>> BEGIN

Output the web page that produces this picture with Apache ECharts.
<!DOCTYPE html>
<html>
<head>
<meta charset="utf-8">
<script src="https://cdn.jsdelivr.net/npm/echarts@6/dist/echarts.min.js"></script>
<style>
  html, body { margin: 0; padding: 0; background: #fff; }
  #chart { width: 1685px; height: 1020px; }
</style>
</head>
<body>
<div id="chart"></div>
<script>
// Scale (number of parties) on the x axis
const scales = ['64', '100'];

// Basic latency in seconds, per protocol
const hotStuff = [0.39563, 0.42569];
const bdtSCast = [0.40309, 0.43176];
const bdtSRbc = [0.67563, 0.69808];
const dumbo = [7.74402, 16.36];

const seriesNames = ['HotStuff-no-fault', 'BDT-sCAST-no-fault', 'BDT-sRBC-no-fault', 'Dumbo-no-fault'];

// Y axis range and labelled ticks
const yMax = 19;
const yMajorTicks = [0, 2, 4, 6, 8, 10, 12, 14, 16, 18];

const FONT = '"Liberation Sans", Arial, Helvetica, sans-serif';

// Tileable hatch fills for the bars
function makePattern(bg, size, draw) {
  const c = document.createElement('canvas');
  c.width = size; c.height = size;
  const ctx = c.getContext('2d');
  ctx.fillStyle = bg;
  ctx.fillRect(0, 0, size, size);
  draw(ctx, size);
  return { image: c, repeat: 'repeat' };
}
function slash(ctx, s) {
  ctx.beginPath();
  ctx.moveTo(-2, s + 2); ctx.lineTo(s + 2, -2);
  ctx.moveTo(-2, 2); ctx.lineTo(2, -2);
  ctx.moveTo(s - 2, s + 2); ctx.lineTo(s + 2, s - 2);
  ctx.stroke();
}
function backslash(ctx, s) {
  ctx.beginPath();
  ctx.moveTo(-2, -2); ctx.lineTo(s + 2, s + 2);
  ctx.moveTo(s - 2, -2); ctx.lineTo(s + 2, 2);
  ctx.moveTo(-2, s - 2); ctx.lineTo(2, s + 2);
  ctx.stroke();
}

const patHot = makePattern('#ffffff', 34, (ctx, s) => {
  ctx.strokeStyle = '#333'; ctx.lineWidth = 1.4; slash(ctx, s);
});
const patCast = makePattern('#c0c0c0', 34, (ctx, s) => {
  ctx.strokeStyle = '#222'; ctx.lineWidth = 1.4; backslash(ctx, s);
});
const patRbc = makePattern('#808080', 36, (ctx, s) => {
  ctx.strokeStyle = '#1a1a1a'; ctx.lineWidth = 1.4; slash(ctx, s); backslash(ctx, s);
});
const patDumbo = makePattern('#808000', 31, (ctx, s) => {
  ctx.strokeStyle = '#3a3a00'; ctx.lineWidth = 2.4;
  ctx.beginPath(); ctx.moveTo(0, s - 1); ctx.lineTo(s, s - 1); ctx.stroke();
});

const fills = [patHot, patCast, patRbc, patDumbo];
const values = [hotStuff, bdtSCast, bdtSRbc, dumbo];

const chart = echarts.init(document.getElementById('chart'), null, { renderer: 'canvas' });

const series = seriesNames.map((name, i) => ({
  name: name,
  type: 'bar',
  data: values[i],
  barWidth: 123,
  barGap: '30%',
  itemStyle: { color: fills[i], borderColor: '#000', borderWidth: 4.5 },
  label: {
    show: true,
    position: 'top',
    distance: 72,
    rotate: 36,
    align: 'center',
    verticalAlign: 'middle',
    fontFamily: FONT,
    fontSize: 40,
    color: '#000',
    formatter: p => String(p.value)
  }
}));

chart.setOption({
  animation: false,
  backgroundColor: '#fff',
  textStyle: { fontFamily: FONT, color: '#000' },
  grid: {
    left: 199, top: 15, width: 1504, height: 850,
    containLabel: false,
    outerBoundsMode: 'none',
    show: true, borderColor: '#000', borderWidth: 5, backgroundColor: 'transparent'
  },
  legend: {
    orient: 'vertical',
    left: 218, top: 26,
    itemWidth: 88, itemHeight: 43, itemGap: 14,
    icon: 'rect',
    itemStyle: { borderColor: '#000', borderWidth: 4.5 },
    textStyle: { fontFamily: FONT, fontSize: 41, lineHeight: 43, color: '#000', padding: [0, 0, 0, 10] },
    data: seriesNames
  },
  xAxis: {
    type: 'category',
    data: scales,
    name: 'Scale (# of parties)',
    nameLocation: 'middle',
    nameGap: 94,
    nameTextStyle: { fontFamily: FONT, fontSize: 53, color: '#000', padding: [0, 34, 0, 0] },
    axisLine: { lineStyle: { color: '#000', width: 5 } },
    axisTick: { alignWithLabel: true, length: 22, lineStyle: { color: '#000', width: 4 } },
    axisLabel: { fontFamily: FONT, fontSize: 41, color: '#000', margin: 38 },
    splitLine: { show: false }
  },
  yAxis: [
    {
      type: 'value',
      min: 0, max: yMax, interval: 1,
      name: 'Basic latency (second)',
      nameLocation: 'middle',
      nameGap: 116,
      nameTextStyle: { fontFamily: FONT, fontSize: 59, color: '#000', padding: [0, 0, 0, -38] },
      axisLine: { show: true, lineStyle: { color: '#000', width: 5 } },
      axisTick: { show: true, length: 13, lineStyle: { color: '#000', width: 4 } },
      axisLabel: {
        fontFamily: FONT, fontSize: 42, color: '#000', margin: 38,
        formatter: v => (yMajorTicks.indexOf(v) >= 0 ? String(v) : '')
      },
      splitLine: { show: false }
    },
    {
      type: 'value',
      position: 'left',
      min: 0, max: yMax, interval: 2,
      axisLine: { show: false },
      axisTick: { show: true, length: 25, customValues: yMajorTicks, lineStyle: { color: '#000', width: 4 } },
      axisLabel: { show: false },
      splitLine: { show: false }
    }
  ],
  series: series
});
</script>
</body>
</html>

>> END
>> BEGIN

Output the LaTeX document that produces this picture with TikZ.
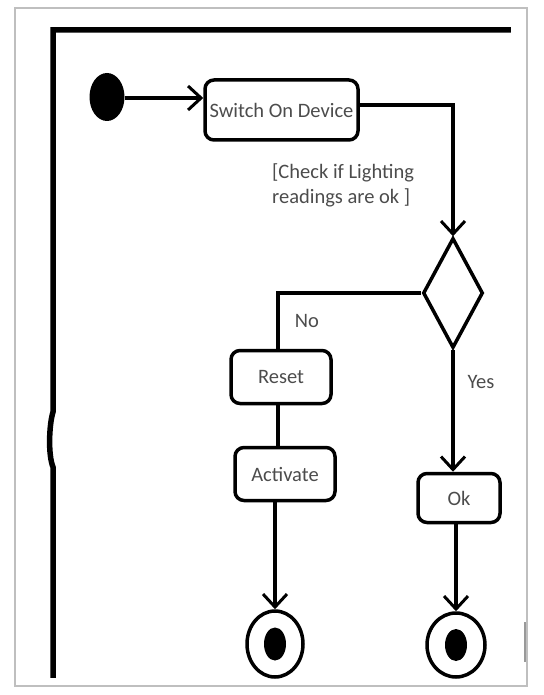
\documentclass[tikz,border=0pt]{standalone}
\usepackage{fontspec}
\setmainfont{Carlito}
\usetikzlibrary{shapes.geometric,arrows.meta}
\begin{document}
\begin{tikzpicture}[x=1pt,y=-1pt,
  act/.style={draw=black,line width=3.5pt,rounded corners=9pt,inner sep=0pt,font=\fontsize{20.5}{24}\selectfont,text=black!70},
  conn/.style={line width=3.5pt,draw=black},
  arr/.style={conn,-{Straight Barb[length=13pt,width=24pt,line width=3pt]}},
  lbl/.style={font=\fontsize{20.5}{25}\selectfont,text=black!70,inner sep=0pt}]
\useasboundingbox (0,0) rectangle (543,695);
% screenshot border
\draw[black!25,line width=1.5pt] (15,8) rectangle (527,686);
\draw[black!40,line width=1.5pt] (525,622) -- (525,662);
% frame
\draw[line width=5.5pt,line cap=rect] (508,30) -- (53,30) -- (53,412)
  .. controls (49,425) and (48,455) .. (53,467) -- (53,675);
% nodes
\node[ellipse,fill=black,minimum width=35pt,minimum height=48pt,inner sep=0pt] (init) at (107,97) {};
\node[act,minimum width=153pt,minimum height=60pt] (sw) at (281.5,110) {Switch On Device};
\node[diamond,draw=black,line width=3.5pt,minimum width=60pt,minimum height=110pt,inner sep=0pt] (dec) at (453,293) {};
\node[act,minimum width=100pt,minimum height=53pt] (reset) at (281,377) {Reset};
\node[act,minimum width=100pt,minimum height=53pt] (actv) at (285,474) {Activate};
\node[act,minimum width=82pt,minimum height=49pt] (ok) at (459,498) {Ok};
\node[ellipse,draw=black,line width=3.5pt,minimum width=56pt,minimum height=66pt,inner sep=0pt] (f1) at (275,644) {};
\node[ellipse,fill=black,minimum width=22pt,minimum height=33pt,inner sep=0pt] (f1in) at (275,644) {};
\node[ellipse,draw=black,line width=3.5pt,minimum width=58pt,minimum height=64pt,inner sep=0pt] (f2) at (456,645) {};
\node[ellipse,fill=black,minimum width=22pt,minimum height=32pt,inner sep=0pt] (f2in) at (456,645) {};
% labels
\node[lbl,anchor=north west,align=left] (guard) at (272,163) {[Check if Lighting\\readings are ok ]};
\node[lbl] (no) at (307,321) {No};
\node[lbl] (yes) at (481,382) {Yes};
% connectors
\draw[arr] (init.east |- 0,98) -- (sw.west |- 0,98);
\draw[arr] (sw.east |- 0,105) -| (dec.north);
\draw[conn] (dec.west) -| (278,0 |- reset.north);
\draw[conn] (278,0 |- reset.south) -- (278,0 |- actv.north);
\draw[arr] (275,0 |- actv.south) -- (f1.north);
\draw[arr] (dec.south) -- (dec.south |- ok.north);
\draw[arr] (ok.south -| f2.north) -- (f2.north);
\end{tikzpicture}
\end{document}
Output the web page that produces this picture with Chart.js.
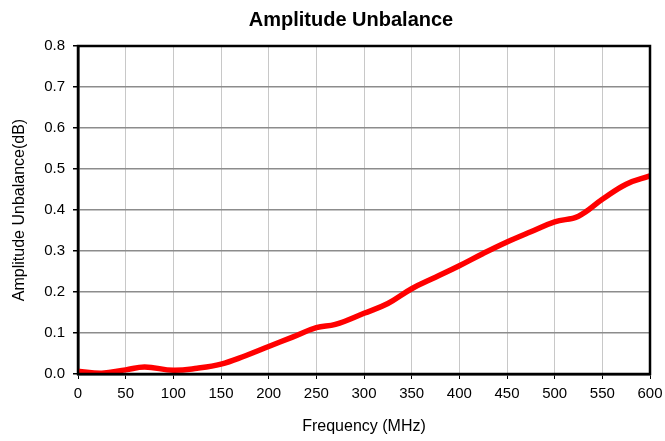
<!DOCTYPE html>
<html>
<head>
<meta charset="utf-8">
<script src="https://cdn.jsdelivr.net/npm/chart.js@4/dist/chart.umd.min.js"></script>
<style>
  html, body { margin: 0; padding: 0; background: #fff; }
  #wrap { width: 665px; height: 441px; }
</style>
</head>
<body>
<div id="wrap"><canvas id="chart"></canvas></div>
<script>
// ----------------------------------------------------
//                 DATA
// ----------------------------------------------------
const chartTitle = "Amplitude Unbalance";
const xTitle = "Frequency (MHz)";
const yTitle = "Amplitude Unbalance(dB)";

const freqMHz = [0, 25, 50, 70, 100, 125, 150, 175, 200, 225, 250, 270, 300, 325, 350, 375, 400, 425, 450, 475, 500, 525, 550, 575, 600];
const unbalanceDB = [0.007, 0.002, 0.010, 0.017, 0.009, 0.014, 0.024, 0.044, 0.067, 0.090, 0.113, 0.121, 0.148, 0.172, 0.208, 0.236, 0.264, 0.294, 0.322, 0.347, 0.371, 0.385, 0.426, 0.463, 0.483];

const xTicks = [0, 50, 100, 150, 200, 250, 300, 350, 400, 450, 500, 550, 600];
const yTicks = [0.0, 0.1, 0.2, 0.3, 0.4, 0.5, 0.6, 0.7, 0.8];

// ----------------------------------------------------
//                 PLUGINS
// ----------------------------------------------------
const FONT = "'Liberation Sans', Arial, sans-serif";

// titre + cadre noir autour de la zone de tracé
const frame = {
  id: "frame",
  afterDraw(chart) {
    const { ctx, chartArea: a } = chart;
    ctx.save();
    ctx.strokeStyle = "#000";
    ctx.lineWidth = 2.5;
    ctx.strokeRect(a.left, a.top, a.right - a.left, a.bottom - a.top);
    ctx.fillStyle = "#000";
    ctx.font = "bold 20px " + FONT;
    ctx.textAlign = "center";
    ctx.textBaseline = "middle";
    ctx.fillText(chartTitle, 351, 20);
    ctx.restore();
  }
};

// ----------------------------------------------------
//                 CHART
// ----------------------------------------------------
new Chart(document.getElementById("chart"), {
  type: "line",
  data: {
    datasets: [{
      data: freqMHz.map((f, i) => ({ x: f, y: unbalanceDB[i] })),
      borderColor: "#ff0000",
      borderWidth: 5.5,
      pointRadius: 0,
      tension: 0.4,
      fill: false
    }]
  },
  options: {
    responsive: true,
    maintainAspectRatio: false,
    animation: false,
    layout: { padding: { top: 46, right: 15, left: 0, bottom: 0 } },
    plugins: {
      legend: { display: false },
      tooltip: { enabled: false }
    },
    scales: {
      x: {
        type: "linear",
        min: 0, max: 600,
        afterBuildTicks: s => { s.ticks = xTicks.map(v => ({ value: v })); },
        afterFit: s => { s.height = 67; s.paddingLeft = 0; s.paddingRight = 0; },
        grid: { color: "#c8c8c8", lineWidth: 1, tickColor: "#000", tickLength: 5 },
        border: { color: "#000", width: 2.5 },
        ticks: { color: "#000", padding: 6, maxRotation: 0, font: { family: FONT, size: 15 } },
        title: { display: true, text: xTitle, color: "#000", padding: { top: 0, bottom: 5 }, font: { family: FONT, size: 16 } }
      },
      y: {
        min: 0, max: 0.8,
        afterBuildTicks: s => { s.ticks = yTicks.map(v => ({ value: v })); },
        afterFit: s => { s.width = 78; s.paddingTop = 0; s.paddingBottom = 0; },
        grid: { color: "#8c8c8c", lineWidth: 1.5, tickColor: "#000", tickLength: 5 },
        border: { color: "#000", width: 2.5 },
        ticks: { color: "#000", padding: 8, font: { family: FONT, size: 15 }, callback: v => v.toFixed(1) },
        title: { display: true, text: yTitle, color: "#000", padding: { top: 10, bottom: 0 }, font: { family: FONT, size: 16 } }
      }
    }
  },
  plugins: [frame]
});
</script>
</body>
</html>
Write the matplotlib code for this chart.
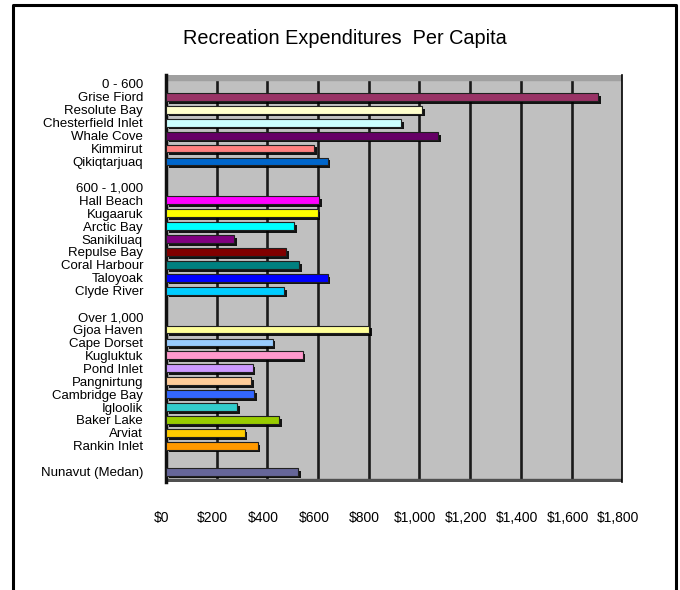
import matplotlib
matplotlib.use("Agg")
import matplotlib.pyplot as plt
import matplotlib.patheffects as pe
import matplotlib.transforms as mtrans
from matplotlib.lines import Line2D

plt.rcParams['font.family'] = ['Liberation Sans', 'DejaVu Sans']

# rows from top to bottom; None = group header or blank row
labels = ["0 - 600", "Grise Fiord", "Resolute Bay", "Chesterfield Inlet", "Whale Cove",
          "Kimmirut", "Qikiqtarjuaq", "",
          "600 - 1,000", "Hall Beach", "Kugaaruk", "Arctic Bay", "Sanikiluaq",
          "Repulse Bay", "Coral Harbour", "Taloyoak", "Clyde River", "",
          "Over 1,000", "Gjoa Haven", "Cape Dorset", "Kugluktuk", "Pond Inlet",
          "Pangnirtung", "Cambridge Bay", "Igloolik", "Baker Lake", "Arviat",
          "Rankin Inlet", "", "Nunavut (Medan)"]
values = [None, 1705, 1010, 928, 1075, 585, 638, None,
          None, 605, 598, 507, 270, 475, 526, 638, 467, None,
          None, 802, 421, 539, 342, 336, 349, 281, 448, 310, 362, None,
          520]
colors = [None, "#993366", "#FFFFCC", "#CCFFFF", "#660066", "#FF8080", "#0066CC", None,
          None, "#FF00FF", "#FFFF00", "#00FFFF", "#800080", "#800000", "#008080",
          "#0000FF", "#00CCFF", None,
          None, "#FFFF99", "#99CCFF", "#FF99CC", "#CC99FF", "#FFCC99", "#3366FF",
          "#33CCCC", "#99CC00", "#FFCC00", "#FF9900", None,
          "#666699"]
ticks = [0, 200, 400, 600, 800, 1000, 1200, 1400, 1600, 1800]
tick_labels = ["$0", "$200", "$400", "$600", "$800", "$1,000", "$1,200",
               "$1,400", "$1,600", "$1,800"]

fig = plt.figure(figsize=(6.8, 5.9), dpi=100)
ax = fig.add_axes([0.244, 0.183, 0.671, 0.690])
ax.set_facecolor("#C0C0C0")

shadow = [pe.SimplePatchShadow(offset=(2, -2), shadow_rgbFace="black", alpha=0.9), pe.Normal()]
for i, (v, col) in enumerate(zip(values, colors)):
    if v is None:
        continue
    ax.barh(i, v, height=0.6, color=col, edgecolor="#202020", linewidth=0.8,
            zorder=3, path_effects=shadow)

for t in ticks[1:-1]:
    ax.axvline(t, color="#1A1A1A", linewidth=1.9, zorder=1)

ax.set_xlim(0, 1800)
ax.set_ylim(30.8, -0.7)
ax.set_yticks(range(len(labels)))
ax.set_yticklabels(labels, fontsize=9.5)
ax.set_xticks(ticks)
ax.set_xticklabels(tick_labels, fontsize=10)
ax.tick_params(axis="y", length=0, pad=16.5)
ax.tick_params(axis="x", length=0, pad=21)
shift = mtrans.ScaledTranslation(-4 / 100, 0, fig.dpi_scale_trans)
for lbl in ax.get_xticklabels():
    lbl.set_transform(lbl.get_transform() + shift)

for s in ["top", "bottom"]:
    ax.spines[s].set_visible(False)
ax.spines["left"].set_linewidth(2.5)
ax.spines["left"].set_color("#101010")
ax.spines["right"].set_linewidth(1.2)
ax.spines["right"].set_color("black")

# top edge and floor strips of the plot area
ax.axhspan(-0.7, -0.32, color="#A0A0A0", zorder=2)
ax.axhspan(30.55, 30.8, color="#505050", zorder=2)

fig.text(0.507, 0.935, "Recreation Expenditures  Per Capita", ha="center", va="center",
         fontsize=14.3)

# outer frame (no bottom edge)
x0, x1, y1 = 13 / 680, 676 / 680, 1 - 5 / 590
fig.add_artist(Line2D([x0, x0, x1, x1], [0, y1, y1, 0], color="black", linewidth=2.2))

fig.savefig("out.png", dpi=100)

>> END
>> BEGIN

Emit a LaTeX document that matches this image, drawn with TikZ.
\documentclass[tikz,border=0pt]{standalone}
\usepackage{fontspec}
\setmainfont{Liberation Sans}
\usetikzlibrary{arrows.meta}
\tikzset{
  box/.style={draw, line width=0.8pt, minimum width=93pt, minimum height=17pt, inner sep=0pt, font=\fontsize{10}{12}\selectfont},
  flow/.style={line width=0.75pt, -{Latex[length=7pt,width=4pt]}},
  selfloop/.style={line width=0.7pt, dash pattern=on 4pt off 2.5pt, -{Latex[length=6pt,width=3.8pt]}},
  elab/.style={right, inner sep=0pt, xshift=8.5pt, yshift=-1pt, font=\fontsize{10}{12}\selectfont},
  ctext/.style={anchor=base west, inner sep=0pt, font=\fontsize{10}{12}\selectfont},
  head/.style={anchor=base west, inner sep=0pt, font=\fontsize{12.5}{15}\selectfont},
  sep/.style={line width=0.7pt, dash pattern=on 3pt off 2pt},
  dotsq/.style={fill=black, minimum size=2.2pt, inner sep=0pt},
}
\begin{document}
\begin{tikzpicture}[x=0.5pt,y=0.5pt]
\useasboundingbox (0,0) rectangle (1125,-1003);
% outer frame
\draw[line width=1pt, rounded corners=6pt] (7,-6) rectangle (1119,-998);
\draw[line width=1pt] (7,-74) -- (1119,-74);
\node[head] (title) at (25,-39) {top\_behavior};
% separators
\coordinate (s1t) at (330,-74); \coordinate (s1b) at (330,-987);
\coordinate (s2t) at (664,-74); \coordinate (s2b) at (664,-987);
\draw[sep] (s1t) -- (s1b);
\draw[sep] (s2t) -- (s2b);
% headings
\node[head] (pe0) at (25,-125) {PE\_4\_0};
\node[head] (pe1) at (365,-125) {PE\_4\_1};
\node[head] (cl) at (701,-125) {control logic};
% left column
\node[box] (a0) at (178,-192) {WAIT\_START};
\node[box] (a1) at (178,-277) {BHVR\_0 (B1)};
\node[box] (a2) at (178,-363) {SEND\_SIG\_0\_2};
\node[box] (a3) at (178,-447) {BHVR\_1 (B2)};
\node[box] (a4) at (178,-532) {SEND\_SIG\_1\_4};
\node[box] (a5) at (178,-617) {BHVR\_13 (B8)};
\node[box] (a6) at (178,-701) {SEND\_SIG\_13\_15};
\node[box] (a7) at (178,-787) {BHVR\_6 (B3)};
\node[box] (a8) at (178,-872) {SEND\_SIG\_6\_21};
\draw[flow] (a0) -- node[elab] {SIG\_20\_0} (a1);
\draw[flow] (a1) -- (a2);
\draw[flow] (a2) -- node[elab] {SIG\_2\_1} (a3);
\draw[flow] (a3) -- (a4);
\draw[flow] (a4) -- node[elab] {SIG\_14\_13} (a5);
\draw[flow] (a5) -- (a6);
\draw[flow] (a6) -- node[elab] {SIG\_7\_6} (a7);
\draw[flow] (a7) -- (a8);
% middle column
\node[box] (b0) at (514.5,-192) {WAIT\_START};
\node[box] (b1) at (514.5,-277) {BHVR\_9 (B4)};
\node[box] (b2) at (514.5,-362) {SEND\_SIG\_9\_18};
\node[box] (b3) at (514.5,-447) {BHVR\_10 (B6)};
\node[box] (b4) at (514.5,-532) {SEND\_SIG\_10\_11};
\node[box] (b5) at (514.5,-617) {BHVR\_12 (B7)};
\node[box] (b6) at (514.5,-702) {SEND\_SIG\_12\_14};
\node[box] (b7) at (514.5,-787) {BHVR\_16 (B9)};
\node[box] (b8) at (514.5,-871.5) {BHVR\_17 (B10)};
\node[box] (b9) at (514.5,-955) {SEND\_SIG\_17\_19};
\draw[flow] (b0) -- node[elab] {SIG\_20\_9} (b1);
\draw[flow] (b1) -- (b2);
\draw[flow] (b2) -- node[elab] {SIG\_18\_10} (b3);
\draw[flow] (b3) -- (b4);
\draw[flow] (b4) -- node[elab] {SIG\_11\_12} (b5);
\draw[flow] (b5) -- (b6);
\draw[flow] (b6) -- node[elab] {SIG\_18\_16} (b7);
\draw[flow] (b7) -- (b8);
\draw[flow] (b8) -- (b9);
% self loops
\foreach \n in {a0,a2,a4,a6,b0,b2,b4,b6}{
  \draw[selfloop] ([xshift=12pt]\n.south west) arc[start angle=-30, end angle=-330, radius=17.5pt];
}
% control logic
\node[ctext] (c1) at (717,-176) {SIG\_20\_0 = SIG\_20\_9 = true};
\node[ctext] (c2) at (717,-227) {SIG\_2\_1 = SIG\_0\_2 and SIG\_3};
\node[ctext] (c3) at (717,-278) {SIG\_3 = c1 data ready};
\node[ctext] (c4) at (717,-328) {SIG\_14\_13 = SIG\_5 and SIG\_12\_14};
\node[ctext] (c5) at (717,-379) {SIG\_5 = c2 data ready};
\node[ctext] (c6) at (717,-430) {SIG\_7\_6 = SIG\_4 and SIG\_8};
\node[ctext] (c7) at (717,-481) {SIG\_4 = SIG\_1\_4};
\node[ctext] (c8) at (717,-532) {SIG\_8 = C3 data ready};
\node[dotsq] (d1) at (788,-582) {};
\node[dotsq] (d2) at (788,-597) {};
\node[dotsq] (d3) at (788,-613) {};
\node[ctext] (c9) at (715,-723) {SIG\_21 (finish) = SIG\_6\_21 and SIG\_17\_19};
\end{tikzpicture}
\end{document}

>> END

__WHAT IS ASKED__: Go through the material line by line. Show each line that contains the string "this".

__RESPONSE__:
Output the web page that produces this picture with Apache ECharts.
Output the LaTeX document that produces this picture with TikZ.
Output the web page that produces this picture with Chart.js.
Write the matplotlib code for this chart.
Emit a LaTeX document that matches this image, drawn with TikZ.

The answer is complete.